The results of SDE are very different between these two projectors. The Panasonic PT-AE900u projector uses what they call Smooth Screen LCD panels, and their pixel structure is barely visible compared to typical LCD panels (like the Sanyo Z4's). The bottom line here, you can sit much closer to the Panasonic, than the Sanyo Z4, as the Panasonic projector's panels behave more like DLP chips than LCD panels. Screen door effect has been considered one of LCD's weak spots in performance.

I found that you can sit about as close as 1x or 1.1x (better) screen width with the Panasonic (that would be about 8-9 feet (9 feet is safer) from a 110" diagonal screen. With the Sanyo Z4, I would recommend 1.4x - 1.5x screen width, which would be about 12-13 feet back, at the closest. Those particularly adverse to seeing any pixelization at all in bright areas (and text) where they are most visible, wll want to sit a bit further back from both.

Personally I like to sit fairly close (but I am the exception), in fact I sit just over 11 feet back from a 128" diagonal screen. At that distance the Sanyo Z4's performance was unacceptable because of SDE. When I was watching ESPN Sunday Night Football in Hi-Def with a friend, and the Z4 was filling my screen, my friend (used to my normal DLP projector), immediately asked "what is wrong with the picture?" To watch from our normal seating distance, I had to adjust the zoom to about a 92" diagonal screen size before SDE ceased to be a problem. At that point, my friend agreed that the distortion he had seen was gone.

In other words, for me, after considering all the other differences between these two projectors, my preference for sitting closer to the screen, is enough, all by itself, to be the deciding factor in my buying the Panasonic over the Sanyo. I think this should be a major consideration for most home theater projector buyers. Afterall, it's the theater effect we want, in buying a projector instead of a 65" "big screen TV".

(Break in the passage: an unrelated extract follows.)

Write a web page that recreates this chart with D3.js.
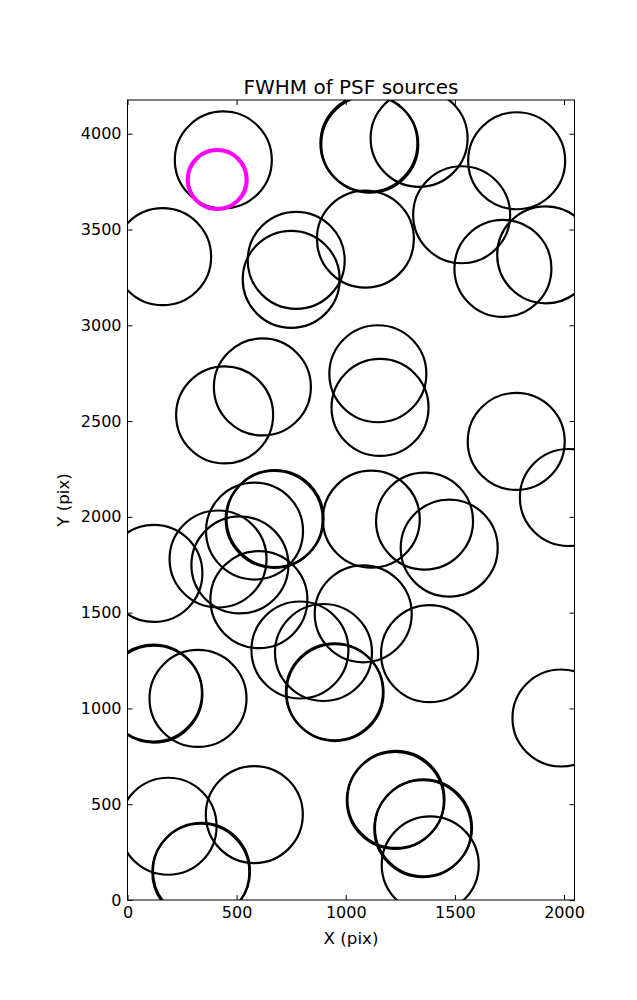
<!DOCTYPE html>
<html>
<head>
<meta charset="utf-8">
<script src="https://cdn.jsdelivr.net/npm/d3@7"></script>
<style>
  html, body { margin: 0; padding: 0; background: #fff; }
  svg { display: block; font-family: "DejaVu Sans", sans-serif; }
</style>
</head>
<body>
<svg id="chart" width="637" height="1000"></svg>
<script>
// Source positions (detector pixels)
const srcX = [439, 161, 773, 750, 1090, 1106, 1110, 1336, 1783, 1531, 1916, 1720,
  1147, 1157, 1781, 2020, 445, 618, 1117, 1361, 1474, 121, 415, 515, 582, 672, 676,
  602, 790, 1080, 1384, 898, 951, 948, 1986, 121, 119, 323, 186, 581, 336, 339,
  1227, 1230, 1353, 1356, 1387];
const srcY = [3863, 3358, 3339, 3240, 3450, 3950, 3945, 3976, 3859, 3577, 3368, 3297,
  2747, 2571, 2394, 2101, 2532, 2678, 1988, 1978, 1837, 1705, 1780, 1749, 1926, 1987, 1991,
  1568, 1305, 1494, 1286, 1292, 1083, 1087, 950, 1075, 1080, 1052, 385, 446, 145, 150,
  520, 525, 372, 377, 183];
// Highlighted source
const hiX = [411];
const hiY = [3761];

const xTicks = [0, 500, 1000, 1500, 2000];
const yTicks = [0, 500, 1000, 1500, 2000, 2500, 3000, 3500, 4000];
const xDomain = [0, 2048];
const yDomain = [0, 4176];

const L = 127.5, T = 100, W = 447, H = 800;
const svg = d3.select("#chart");
const x = d3.scaleLinear().domain(xDomain).range([L, L + W]);
const y = d3.scaleLinear().domain(yDomain).range([T + H, T]);

svg.append("defs").append("clipPath").attr("id", "clip")
  .append("rect").attr("x", L).attr("y", T).attr("width", W).attr("height", H);

const g = svg.append("g").attr("clip-path", "url(#clip)");
const pts = srcX.map((v, i) => ({ x: v, y: srcY[i] }));
g.selectAll("circle.src").data(pts).enter().append("circle")
  .attr("class", "src")
  .attr("cx", d => x(d.x)).attr("cy", d => y(d.y)).attr("r", 48.5)
  .attr("fill", "none").attr("stroke", "#000").attr("stroke-width", 2.2);

const hp = hiX.map((v, i) => ({ x: v, y: hiY[i] }));
g.selectAll("circle.hi").data(hp).enter().append("circle")
  .attr("class", "hi")
  .attr("cx", d => x(d.x)).attr("cy", d => y(d.y)).attr("r", 29.5)
  .attr("fill", "none").attr("stroke", "#ff00ff").attr("stroke-width", 4.2);

// Axes (ticks inward on all sides)
const fmt = d3.format("d");
const ax = svg.append("g").attr("transform", `translate(0,${T + H})`)
  .call(d3.axisBottom(x).tickValues(xTicks).tickFormat(fmt).tickSizeInner(-5).tickSizeOuter(0).tickPadding(7));
const axT = svg.append("g").attr("transform", `translate(0,${T})`)
  .call(d3.axisTop(x).tickValues(xTicks).tickFormat("").tickSizeInner(-5).tickSizeOuter(0));
const ay = svg.append("g").attr("transform", `translate(${L},0)`)
  .call(d3.axisLeft(y).tickValues(yTicks).tickFormat(fmt).tickSizeInner(-5).tickSizeOuter(0).tickPadding(6));
const ayR = svg.append("g").attr("transform", `translate(${L + W},0)`)
  .call(d3.axisRight(y).tickValues(yTicks).tickFormat("").tickSizeInner(-5).tickSizeOuter(0));
[ax, axT, ay, ayR].forEach(a => {
  a.select(".domain").remove();
  a.selectAll("line").attr("stroke", "#000").attr("stroke-width", 1);
  a.selectAll("text").attr("font-family", "DejaVu Sans, sans-serif").attr("font-size", 16).attr("fill", "#000");
});

svg.append("rect").attr("x", L).attr("y", T).attr("width", W).attr("height", H)
  .attr("fill", "none").attr("stroke", "#000").attr("stroke-width", 1);

svg.append("text").attr("x", L + W / 2).attr("y", 94).attr("text-anchor", "middle")
  .attr("font-size", 20).text("FWHM of PSF sources");
svg.append("text").attr("x", L + W / 2).attr("y", 944).attr("text-anchor", "middle")
  .attr("font-size", 16.7).text("X (pix)");
svg.append("text").attr("transform", `translate(69,${T + H / 2}) rotate(-90)`).attr("text-anchor", "middle")
  .attr("font-size", 16.7).text("Y (pix)");
</script>
</body>
</html>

If you like a very large image (relative to your seating distance) this is a huge win for the Panasonic PT-AE900u projector over the Sanyo Z4 projector. If you like to sit half way back or further, in a movie theater, then, either projector will do equally well, but if you like being 1/3 back in a theater, then in your home, your seating is probably too close for the Sanyo.

Vertical Banding: What? With LCD panels, sometimes - mostly when you have a large area of neutral grays (fog, some backgrounds) you can see some vertical banding. (fine vertical lines) Worse, it seems to vary from projector to projector. With the predecessors of these two projectors - the Z3 and AE700u, vertical banding was a well known issue, that in some cases could be corrected.

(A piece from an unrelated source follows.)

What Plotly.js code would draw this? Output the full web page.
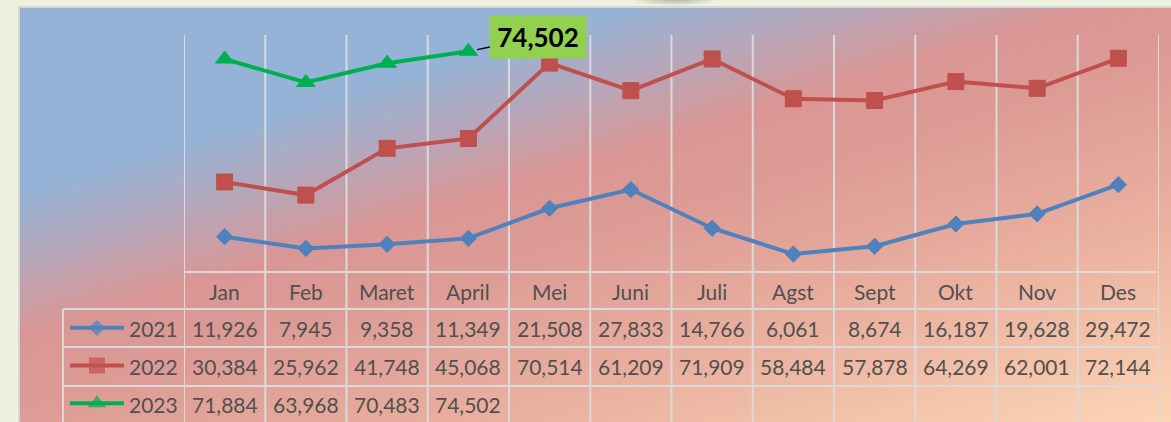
<!DOCTYPE html>
<html>
<head>
<meta charset="utf-8">
<script src="https://cdn.plot.ly/plotly-3.0.1.min.js"></script>
<style>
  html, body { margin: 0; padding: 0; background: #eef1e0; }
  #wrap { position: relative; width: 1171px; height: 422px; overflow: hidden; background: #eef1e0; }
  #bg {
    position: absolute; left: 18px; top: 6px; width: 1153px; height: 416px;
    box-sizing: border-box; border-left: 2px solid #d6d6d6; border-top: 2px solid #d6d6d6;
    background: linear-gradient(163deg, #95b3d7 0%, #95b3d7 24%, #b5a7bb 33%, #da9694 43%, #dc9b95 52%, #eab09f 73%, #fcd5b5 100%);
  }
  #blob {
    position: absolute; left: 630px; top: -8px; width: 90px; height: 14px;
    background: radial-gradient(ellipse at center, rgba(120,125,105,0.55) 0%, rgba(238,241,224,0) 70%);
  }
  #chart { position: absolute; left: 0; top: 0; width: 1171px; height: 422px; }
</style>
</head>
<body>
<div id="wrap">
  <div id="bg"></div>
  <div id="blob"></div>
  <div id="chart"></div>
</div>
<script>
// ---- data ----
const months = ['Jan','Feb','Maret','April','Mei','Juni','Juli','Agst','Sept','Okt','Nov','Des'];
const years = ['2021','2022','2023'];
const v2021 = [11926,7945,9358,11349,21508,27833,14766,6061,8674,16187,19628,29472];
const v2022 = [30384,25962,41748,45068,70514,61209,71909,58484,57878,64269,62001,72144];
const v2023 = [71884,63968,70483,74502];
const seriesValues = [v2021, v2022, v2023];

// ---- styles ----
const colors = ['#4f81bd', '#c0504d', '#00b050'];
const symbols = ['diamond', 'square', 'triangle-up'];
const msizes = [12.5, 16, 16];
const W = 1171, H = 422;
const px = x => x / W;
const py = y => 1 - y / H;
const plotL = 184, plotR = 1159, plotT = 35, plotB = 272;
const headB = 309, rowLines = [347, 386];
const tableL = 63;
const rowCenters = [328, 366.5, 404.5];
const headCenter = 291;
const gridColor = '#dadada';
const textFont = { family: 'Lato, "Open Sans", sans-serif', size: 21, color: '#505050' };
const fmt = v => v.toLocaleString('en-US');

const traces = [];
seriesValues.forEach((vals, i) => {
  traces.push({
    x: months.slice(0, vals.length),
    y: vals,
    type: 'scatter',
    mode: 'lines+markers',
    name: years[i],
    line: { color: colors[i], width: 4 },
    marker: { symbol: symbols[i], size: msizes[i], color: colors[i], line: { width: 1, color: colors[i] } },
    xaxis: 'x', yaxis: 'y',
    showlegend: false,
    hoverinfo: 'skip'
  });
  // legend key in the table's first column
  traces.push({
    x: [7, 34, 61],
    y: [2.5 - i, 2.5 - i, 2.5 - i],
    type: 'scatter',
    mode: 'lines+markers',
    line: { color: colors[i], width: 4 },
    marker: { symbol: symbols[i], size: [0, msizes[i], 0], color: colors[i], line: { width: 0 } },
    xaxis: 'x2', yaxis: 'y2',
    showlegend: false,
    hoverinfo: 'skip'
  });
});

const shapes = [];
// vertical grid/table lines at category boundaries
for (let i = 0; i <= months.length; i++) {
  shapes.push({ type: 'line', layer: 'below', xref: 'x', yref: 'paper',
    x0: i - 0.5, x1: i - 0.5, y0: 0, y1: py(plotT),
    line: { color: gridColor, width: 2 } });
}
// header top line
shapes.push({ type: 'line', layer: 'below', xref: 'paper', yref: 'paper',
  x0: px(plotL), x1: px(plotR), y0: py(plotB), y1: py(plotB), line: { color: gridColor, width: 2 } });
// row lines
[headB].concat(rowLines).forEach(y => {
  shapes.push({ type: 'line', layer: 'below', xref: 'paper', yref: 'paper',
    x0: px(tableL), x1: px(plotR), y0: py(y), y1: py(y), line: { color: gridColor, width: 2 } });
});
// left table edge
shapes.push({ type: 'line', layer: 'below', xref: 'paper', yref: 'paper',
  x0: px(tableL), x1: px(tableL), y0: 0, y1: py(headB), line: { color: gridColor, width: 2 } });

const annotations = [];
months.forEach((m, i) => {
  annotations.push({ xref: 'x', yref: 'paper', x: i, y: py(headCenter), text: m,
    showarrow: false, xanchor: 'center', yanchor: 'middle', font: textFont });
});
seriesValues.forEach((vals, r) => {
  annotations.push({ xref: 'paper', yref: 'paper', x: px(127), y: py(rowCenters[r]), text: years[r],
    showarrow: false, xanchor: 'left', yanchor: 'middle', font: textFont });
  vals.forEach((v, i) => {
    annotations.push({ xref: 'x', yref: 'paper', x: i, y: py(rowCenters[r]), text: fmt(v),
      showarrow: false, xanchor: 'center', yanchor: 'middle', font: textFont });
  });
});
// data label for last 2023 point
const lastIdx = v2023.length - 1;
annotations.push({
  xref: 'x', yref: 'y', x: lastIdx, y: v2023[lastIdx],
  text: '<b>' + fmt(v2023[lastIdx]) + '</b>',
  showarrow: true, arrowhead: 0, arrowwidth: 1.3, arrowcolor: '#000000', standoff: 9,
  ax: 70, ay: -14,
  bgcolor: '#92d050', borderpad: 0, width: 96, height: 42,
  font: { family: 'Lato, "Open Sans", sans-serif', size: 26, color: '#000000' }
});

const layout = {
  width: W, height: H,
  margin: { l: 0, r: 0, t: 0, b: 0, pad: 0 },
  paper_bgcolor: 'rgba(0,0,0,0)',
  plot_bgcolor: 'rgba(0,0,0,0)',
  showlegend: false,
  xaxis: { type: 'category', domain: [px(plotL), px(plotR)], range: [-0.5, 11.5],
    showgrid: false, zeroline: false, showline: false, showticklabels: false, ticks: '' },
  yaxis: { domain: [py(plotB), py(plotT)], range: [0, 80000],
    showgrid: false, zeroline: false, showline: false, showticklabels: false, ticks: '' },
  xaxis2: { domain: [px(tableL), px(plotL)], range: [0, plotL - tableL], anchor: 'y2',
    showgrid: false, zeroline: false, showline: false, showticklabels: false, ticks: '' },
  yaxis2: { domain: [0, py(headB)], range: [0, 3], anchor: 'x2',
    showgrid: false, zeroline: false, showline: false, showticklabels: false, ticks: '' },
  shapes: shapes,
  annotations: annotations,
  font: textFont
};

Plotly.newPlot('chart', traces, layout, { displayModeBar: false, staticPlot: true });
</script>
</body>
</html>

With these two new models, however, it seems to be less of a problem. Neither of the two PT-AE900u projectors, nor the Z4 that I have used in the last few weeks, exhibited any vertical banding that would be visible at any normal viewing distance. (I could see it on the Panasonic at a distance of about 3 feet - on about a 100" screen size, on the Z4, it was visible slightly further away. I tried to capture the Z4 projector's vertical banding on my digital camera for the review, and it couldn't even pick it up so that you would be able to see it.

So, it is possible that you might get a projector with visible VB, but it seems very unlikely. The effect is likely so slight, that, even if there, you won't ever notice it. However, should you actually have a unit where it is visible and annoying at your seating distance, Sanyo provides a way to adjust it, that is in the manual. With the Panasonic projector, it can also be corrected but the adjustments are in their service menus, which means - stay out, and get a dealer (or Panasonic) to adjust.